Bennett: Likud gave away Hebron, brought Gaza disengagement and supported Palestinian state

Bennett does damage control in Eli after Netanyahu visit.

Naftali Bennett at a Bayit Yehudi convention at Tel Aviv University, September 10, 2014. (photo credit: MARC ISRAEL SELLEM/THE JERUSALEM POST)
Naftali Bennett at a Bayit Yehudi convention at Tel Aviv University, September 10, 2014.
(photo credit: MARC ISRAEL SELLEM/THE JERUSALEM POST)
Bayit Yehudi chairman Naftali Bennett attempted to shore up support in the religious- Zionist stronghold of Eli on Wednesday, one week after Prime Minister Benjamin Netanyahu did the same.
“We voted Likud once, and they gave away Hebron. We voted Likud again, and we got the [Gaza] disengagement. We voted Likud again, and we got the Bar-Ilan speech [in which Netanyahu expressed support for a demilitarized Palestinian state]. We can only stop these things if we are there [in the government],” Bennett declared at the Samaria settlement’s Bnei David pre-military academy.

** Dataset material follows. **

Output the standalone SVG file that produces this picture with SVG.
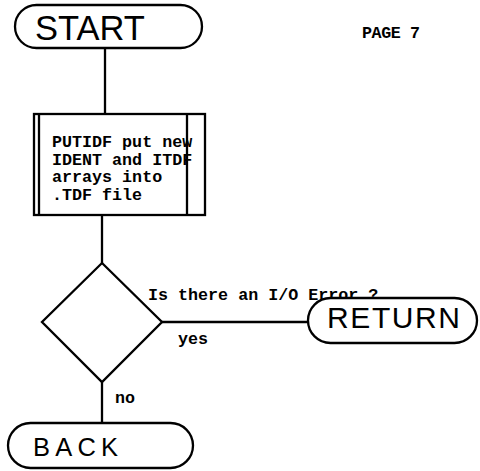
<svg xmlns="http://www.w3.org/2000/svg" width="480" height="471" viewBox="0 0 480 471">
<style>
.shape{fill:#fff;stroke:#000;stroke-width:2.3}
.line{fill:none;stroke:#000;stroke-width:2.3}
.term{font-family:"Liberation Sans",Arial,sans-serif;fill:#000}
.mono{font-family:"Liberation Mono","Courier New",monospace;font-weight:bold;font-size:16.7px;fill:#000}
</style>
<rect width="480" height="471" fill="#fff"/>
<g id="connectors">
<line class="line" x1="105" y1="48" x2="105" y2="114"/>
<line class="line" x1="102" y1="215" x2="102" y2="263"/>
<line class="line" x1="102" y1="382" x2="102" y2="423"/>
<line class="line" x1="162" y1="322" x2="308" y2="322"/>
<text class="mono" x="148" y="300">Is there an I/O Error ?</text>
<text class="mono" x="178" y="344">yes</text>
<text class="mono" x="115" y="403">no</text>
</g>
<g id="start">
<rect class="shape" x="15" y="5" width="187" height="43" rx="21.5"/>
<text class="term" x="35" y="40" font-size="34.5">START</text>
</g>
<g id="page">
<text class="mono" x="362" y="38" font-size="15" textLength="58">PAGE 7</text>
</g>
<g id="puttdf">
<rect class="shape" x="34" y="114" width="171" height="101"/>
<line class="line" x1="39" y1="114" x2="39" y2="215"/>
<line class="line" x1="187" y1="114" x2="187" y2="215"/>
<text class="mono" x="52" y="147">PUTIDF put new</text>
<text class="mono" x="52" y="164.5">IDENT and ITDF</text>
<text class="mono" x="52" y="182">arrays into</text>
<text class="mono" x="52" y="199.5">.TDF file</text>
</g>
<g id="decision">
<polygon class="shape" points="102,263 162,322 102,382 42,322"/>
</g>
<g id="return">
<rect class="shape" x="308" y="298" width="169" height="45" rx="22.5"/>
<text class="term" x="327" y="328" font-size="30" textLength="133">RETURN</text>
</g>
<g id="back">
<rect class="shape" x="8" y="423" width="185" height="45" rx="22.5"/>
<text class="term" x="33" y="456" font-size="25.5" textLength="85">BACK</text>
</g>
</svg>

Netanyahu’s visit so far into the West Bank was a rare one, and many saw it as an encroachment on Bayit Yehudi’s turf.
While the prime minister was in Eli, he openly encouraged Bayit Yehudi’s voters to move to the Likud, even though the two parties have a loose non-aggression pact. Netanyahu said that no matter Bayit Yehudi’s size, he would include it in a coalition, but Likud must be very large in order to form a government.
On Wednesday, Bennett stated that “we started a major process....
Netanyahu is the driver, but for the first time, we have a hand on the wheel.”
For Bayit Yehudi to keep its hand on the wheel, he added, it must be a big enough party.
Bennett told the students that he wanted Bayit Yehudi to continue growing “so we can continue doing what we did for the people of Israel, and we did a lot: We helped the economy, we stopped prisoner releases, we passed the referendum law [on sovereign land concessions] that was just a dream for many years, and we put [Palestinian terrorists] released in the Schalit deal back in prison.”
The Bayit Yehudi leader admitted that his party knew it could improve its performance.
Using a military metaphor, he encouraged “anyone who sees what can be fixed [to] help carry the stretcher and have an influence.”